**Task to complete:** Write out the listing below exactly, and omit any images you find in it.

**Stored data:**
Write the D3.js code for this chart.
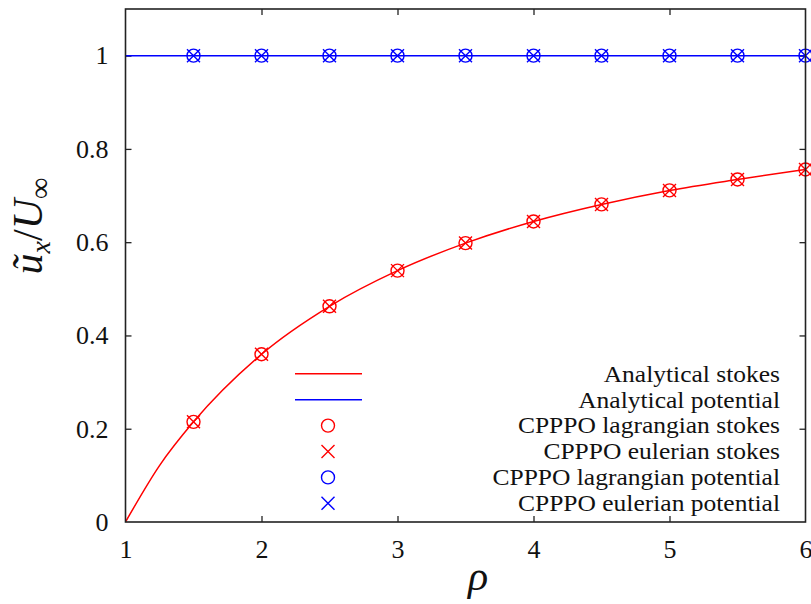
<!DOCTYPE html>
<html><head><meta charset="utf-8">
<script src="https://cdn.jsdelivr.net/npm/d3@7"></script>
<style>body{margin:0;background:#fff}svg{display:block}</style>
</head><body>
<script>
// ---- data ----
const curveRho = [1, 1.25, 1.5, 2, 2.5, 3, 3.5, 4, 4.5, 5, 5.5, 6];
const curveStokes = [0, 0.121, 0.2148, 0.3597, 0.4625, 0.539, 0.598, 0.6445, 0.681, 0.711, 0.7345, 0.756];
const potentialRho = [1, 6];
const potentialVal = [1, 1];
const markerRho = [1.5, 2, 2.5, 3, 3.5, 4, 4.5, 5, 5.5, 6];
const lagStokes = [0.2148, 0.3597, 0.4625, 0.539, 0.598, 0.6445, 0.681, 0.711, 0.7345, 0.756];
const eulStokes = [0.2148, 0.3597, 0.4625, 0.539, 0.598, 0.6445, 0.681, 0.711, 0.7345, 0.756];
const lagPot = [1, 1, 1, 1, 1, 1, 1, 1, 1, 1];
const eulPot = [1, 1, 1, 1, 1, 1, 1, 1, 1, 1];
const xTicks = [1, 2, 3, 4, 5, 6];
const yTicks = [0, 0.2, 0.4, 0.6, 0.8, 1];
const yTickLabels = ["0", "0.2", "0.4", "0.6", "0.8", "1"];
const legendLabels = ["Analytical stokes", "Analytical potential", "CPPPO lagrangian stokes",
  "CPPPO eulerian stokes", "CPPPO lagrangian potential", "CPPPO eulerian potential"];

// ---- layout ----
const W = 811, H = 604;
const L = 125.5, R = 805.5, T = 9, B = 522;
const RED = "#ff0000", BLUE = "#0000ff";
const FONT = "'Liberation Serif', 'Times New Roman', serif";

const svg = d3.select("body").append("svg").attr("width", W).attr("height", H);
const x = d3.scaleLinear().domain([1, 6]).range([L, R]);
const y = d3.scaleLinear().domain([0, 1.1]).range([B, T]);

// axes with inward ticks on all sides
const tl = 6;
const gB = svg.append("g").attr("transform", `translate(0,${B})`)
  .call(d3.axisBottom(x).tickValues(xTicks).tickSize(-tl).tickPadding(tl + 12).tickFormat(d3.format("d")));
const gT = svg.append("g").attr("transform", `translate(0,${T})`)
  .call(d3.axisTop(x).tickValues(xTicks).tickSize(-tl).tickFormat(""));
const gL = svg.append("g").attr("transform", `translate(${L},0)`)
  .call(d3.axisLeft(y).tickValues(yTicks).tickSize(-tl).tickPadding(tl + 11).tickFormat((d, i) => yTickLabels[i]));
const gR = svg.append("g").attr("transform", `translate(${R},0)`)
  .call(d3.axisRight(y).tickValues(yTicks).tickSize(-tl).tickFormat(""));
[gB, gT, gL, gR].forEach(g => {
  g.select(".domain").remove();
  g.selectAll(".tick line").attr("stroke", "#222").attr("stroke-width", 1.3);
  g.selectAll("text").attr("font-family", FONT).attr("font-size", 26).attr("fill", "#111");
});
gB.selectAll(".tick").filter(d => d === 1 || d === 6).select("line").remove();
gT.selectAll(".tick").filter(d => d === 1 || d === 6).select("line").remove();
gL.selectAll(".tick").filter(d => d === 0).select("line").remove();
gR.selectAll(".tick").filter(d => d === 0).select("line").remove();

// clip
svg.append("clipPath").attr("id", "clip").append("rect")
  .attr("x", L).attr("y", T).attr("width", R - L).attr("height", B - T);
const plot = svg.append("g").attr("clip-path", "url(#clip)");

// lines
const line = d3.line().x(d => x(d[0])).y(d => y(d[1]));
plot.append("path").datum(d3.zip(curveRho, curveStokes))
  .attr("d", line.curve(d3.curveMonotoneX)).attr("fill", "none").attr("stroke", RED).attr("stroke-width", 1.5);
plot.append("path").datum(d3.zip(potentialRho, potentialVal))
  .attr("d", d3.line().x(d => x(d[0])).y(d => y(d[1]))).attr("fill", "none").attr("stroke", BLUE).attr("stroke-width", 1.5);

// markers
const CR = 6.5, XS = 6.5;
function circles(g, xs, ys, col) {
  g.selectAll(null).data(d3.zip(xs, ys)).join("circle")
    .attr("cx", d => x(d[0])).attr("cy", d => y(d[1])).attr("r", CR)
    .attr("fill", "none").attr("stroke", col).attr("stroke-width", 1.4);
}
function crosses(g, xs, ys, col) {
  g.selectAll(null).data(d3.zip(xs, ys)).join("path")
    .attr("d", d => { const cx = x(d[0]), cy = y(d[1]);
      return `M${cx - XS},${cy - XS}L${cx + XS},${cy + XS}M${cx - XS},${cy + XS}L${cx + XS},${cy - XS}`; })
    .attr("fill", "none").attr("stroke", col).attr("stroke-width", 1.4);
}
const mg = svg.append("g");
circles(mg, markerRho, lagStokes, RED);
crosses(mg, markerRho, eulStokes, RED);
circles(mg, markerRho, lagPot, BLUE);
crosses(mg, markerRho, eulPot, BLUE);

// frame
svg.append("rect").attr("x", L).attr("y", T).attr("width", R - L).attr("height", B - T)
  .attr("fill", "none").attr("stroke", "#222").attr("stroke-width", 1.6);

// legend
const lgY0 = 373.8, lgDy = 25.9, lgX1 = 295, lgX2 = 362, lgMx = 328, lgTx = 780;
const lg = svg.append("g");
legendLabels.forEach((t, i) => {
  const yy = lgY0 + i * lgDy;
  const tx = lg.append("text").attr("x", lgTx).attr("y", yy).attr("dy", "0.34em").attr("text-anchor", "end")
    .attr("font-family", FONT).attr("font-size", 25.5).attr("fill", "#111").text(t);
  const wFull = tx.node().getComputedTextLength();
  tx.attr("font-size", 23.2).attr("textLength", wFull).attr("lengthAdjust", "spacingAndGlyphs");
  const col = (i === 0 || i === 2 || i === 3) ? RED : BLUE;
  if (i < 2) {
    lg.append("line").attr("x1", lgX1).attr("x2", lgX2).attr("y1", yy).attr("y2", yy)
      .attr("stroke", col).attr("stroke-width", 1.5);
  } else if (i === 2 || i === 4) {
    lg.append("circle").attr("cx", lgMx).attr("cy", yy).attr("r", CR)
      .attr("fill", "none").attr("stroke", col).attr("stroke-width", 1.4);
  } else {
    lg.append("path").attr("d", `M${lgMx - XS},${yy - XS}L${lgMx + XS},${yy + XS}M${lgMx - XS},${yy + XS}L${lgMx + XS},${yy - XS}`)
      .attr("fill", "none").attr("stroke", col).attr("stroke-width", 1.4);
  }
});

// axis labels
svg.append("text").attr("x", 478).attr("y", 590).attr("text-anchor", "middle")
  .attr("font-family", FONT).attr("font-style", "italic").attr("font-size", 42).attr("fill", "#111").text("ρ");

const yl = svg.append("text").attr("transform", "translate(42,226) rotate(-90)").attr("text-anchor", "middle")
  .attr("font-family", FONT).attr("font-size", 42).attr("fill", "#111");
yl.append("tspan").attr("font-style", "italic").text("ũ");
yl.append("tspan").attr("font-style", "italic").attr("font-size", 28).attr("dy", 8).text("x");
yl.append("tspan").attr("dy", -8).text("/");
yl.append("tspan").attr("font-style", "italic").text("U");
yl.append("tspan").attr("font-size", 30).attr("dy", 8).text("∞");
</script>
</body></html>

**Solution to the exercise:**
Write the D3.js code for this chart.
<!DOCTYPE html>
<html><head><meta charset="utf-8">
<script src="https://cdn.jsdelivr.net/npm/d3@7"></script>
<style>body{margin:0;background:#fff}svg{display:block}</style>
</head><body>
<script>
// ---- data ----
const curveRho = [1, 1.25, 1.5, 2, 2.5, 3, 3.5, 4, 4.5, 5, 5.5, 6];
const curveStokes = [0, 0.121, 0.2148, 0.3597, 0.4625, 0.539, 0.598, 0.6445, 0.681, 0.711, 0.7345, 0.756];
const potentialRho = [1, 6];
const potentialVal = [1, 1];
const markerRho = [1.5, 2, 2.5, 3, 3.5, 4, 4.5, 5, 5.5, 6];
const lagStokes = [0.2148, 0.3597, 0.4625, 0.539, 0.598, 0.6445, 0.681, 0.711, 0.7345, 0.756];
const eulStokes = [0.2148, 0.3597, 0.4625, 0.539, 0.598, 0.6445, 0.681, 0.711, 0.7345, 0.756];
const lagPot = [1, 1, 1, 1, 1, 1, 1, 1, 1, 1];
const eulPot = [1, 1, 1, 1, 1, 1, 1, 1, 1, 1];
const xTicks = [1, 2, 3, 4, 5, 6];
const yTicks = [0, 0.2, 0.4, 0.6, 0.8, 1];
const yTickLabels = ["0", "0.2", "0.4", "0.6", "0.8", "1"];
const legendLabels = ["Analytical stokes", "Analytical potential", "CPPPO lagrangian stokes",
  "CPPPO eulerian stokes", "CPPPO lagrangian potential", "CPPPO eulerian potential"];

// ---- layout ----
const W = 811, H = 604;
const L = 125.5, R = 805.5, T = 9, B = 522;
const RED = "#ff0000", BLUE = "#0000ff";
const FONT = "'Liberation Serif', 'Times New Roman', serif";

const svg = d3.select("body").append("svg").attr("width", W).attr("height", H);
const x = d3.scaleLinear().domain([1, 6]).range([L, R]);
const y = d3.scaleLinear().domain([0, 1.1]).range([B, T]);

// axes with inward ticks on all sides
const tl = 6;
const gB = svg.append("g").attr("transform", `translate(0,${B})`)
  .call(d3.axisBottom(x).tickValues(xTicks).tickSize(-tl).tickPadding(tl + 12).tickFormat(d3.format("d")));
const gT = svg.append("g").attr("transform", `translate(0,${T})`)
  .call(d3.axisTop(x).tickValues(xTicks).tickSize(-tl).tickFormat(""));
const gL = svg.append("g").attr("transform", `translate(${L},0)`)
  .call(d3.axisLeft(y).tickValues(yTicks).tickSize(-tl).tickPadding(tl + 11).tickFormat((d, i) => yTickLabels[i]));
const gR = svg.append("g").attr("transform", `translate(${R},0)`)
  .call(d3.axisRight(y).tickValues(yTicks).tickSize(-tl).tickFormat(""));
[gB, gT, gL, gR].forEach(g => {
  g.select(".domain").remove();
  g.selectAll(".tick line").attr("stroke", "#222").attr("stroke-width", 1.3);
  g.selectAll("text").attr("font-family", FONT).attr("font-size", 26).attr("fill", "#111");
});
gB.selectAll(".tick").filter(d => d === 1 || d === 6).select("line").remove();
gT.selectAll(".tick").filter(d => d === 1 || d === 6).select("line").remove();
gL.selectAll(".tick").filter(d => d === 0).select("line").remove();
gR.selectAll(".tick").filter(d => d === 0).select("line").remove();

// clip
svg.append("clipPath").attr("id", "clip").append("rect")
  .attr("x", L).attr("y", T).attr("width", R - L).attr("height", B - T);
const plot = svg.append("g").attr("clip-path", "url(#clip)");

// lines
const line = d3.line().x(d => x(d[0])).y(d => y(d[1]));
plot.append("path").datum(d3.zip(curveRho, curveStokes))
  .attr("d", line.curve(d3.curveMonotoneX)).attr("fill", "none").attr("stroke", RED).attr("stroke-width", 1.5);
plot.append("path").datum(d3.zip(potentialRho, potentialVal))
  .attr("d", d3.line().x(d => x(d[0])).y(d => y(d[1]))).attr("fill", "none").attr("stroke", BLUE).attr("stroke-width", 1.5);

// markers
const CR = 6.5, XS = 6.5;
function circles(g, xs, ys, col) {
  g.selectAll(null).data(d3.zip(xs, ys)).join("circle")
    .attr("cx", d => x(d[0])).attr("cy", d => y(d[1])).attr("r", CR)
    .attr("fill", "none").attr("stroke", col).attr("stroke-width", 1.4);
}
function crosses(g, xs, ys, col) {
  g.selectAll(null).data(d3.zip(xs, ys)).join("path")
    .attr("d", d => { const cx = x(d[0]), cy = y(d[1]);
      return `M${cx - XS},${cy - XS}L${cx + XS},${cy + XS}M${cx - XS},${cy + XS}L${cx + XS},${cy - XS}`; })
    .attr("fill", "none").attr("stroke", col).attr("stroke-width", 1.4);
}
const mg = svg.append("g");
circles(mg, markerRho, lagStokes, RED);
crosses(mg, markerRho, eulStokes, RED);
circles(mg, markerRho, lagPot, BLUE);
crosses(mg, markerRho, eulPot, BLUE);

// frame
svg.append("rect").attr("x", L).attr("y", T).attr("width", R - L).attr("height", B - T)
  .attr("fill", "none").attr("stroke", "#222").attr("stroke-width", 1.6);

// legend
const lgY0 = 373.8, lgDy = 25.9, lgX1 = 295, lgX2 = 362, lgMx = 328, lgTx = 780;
const lg = svg.append("g");
legendLabels.forEach((t, i) => {
  const yy = lgY0 + i * lgDy;
  const tx = lg.append("text").attr("x", lgTx).attr("y", yy).attr("dy", "0.34em").attr("text-anchor", "end")
    .attr("font-family", FONT).attr("font-size", 25.5).attr("fill", "#111").text(t);
  const wFull = tx.node().getComputedTextLength();
  tx.attr("font-size", 23.2).attr("textLength", wFull).attr("lengthAdjust", "spacingAndGlyphs");
  const col = (i === 0 || i === 2 || i === 3) ? RED : BLUE;
  if (i < 2) {
    lg.append("line").attr("x1", lgX1).attr("x2", lgX2).attr("y1", yy).attr("y2", yy)
      .attr("stroke", col).attr("stroke-width", 1.5);
  } else if (i === 2 || i === 4) {
    lg.append("circle").attr("cx", lgMx).attr("cy", yy).attr("r", CR)
      .attr("fill", "none").attr("stroke", col).attr("stroke-width", 1.4);
  } else {
    lg.append("path").attr("d", `M${lgMx - XS},${yy - XS}L${lgMx + XS},${yy + XS}M${lgMx - XS},${yy + XS}L${lgMx + XS},${yy - XS}`)
      .attr("fill", "none").attr("stroke", col).attr("stroke-width", 1.4);
  }
});

// axis labels
svg.append("text").attr("x", 478).attr("y", 590).attr("text-anchor", "middle")
  .attr("font-family", FONT).attr("font-style", "italic").attr("font-size", 42).attr("fill", "#111").text("ρ");

const yl = svg.append("text").attr("transform", "translate(42,226) rotate(-90)").attr("text-anchor", "middle")
  .attr("font-family", FONT).attr("font-size", 42).attr("fill", "#111");
yl.append("tspan").attr("font-style", "italic").text("ũ");
yl.append("tspan").attr("font-style", "italic").attr("font-size", 28).attr("dy", 8).text("x");
yl.append("tspan").attr("dy", -8).text("/");
yl.append("tspan").attr("font-style", "italic").text("U");
yl.append("tspan").attr("font-size", 30).attr("dy", 8).text("∞");
</script>
</body></html>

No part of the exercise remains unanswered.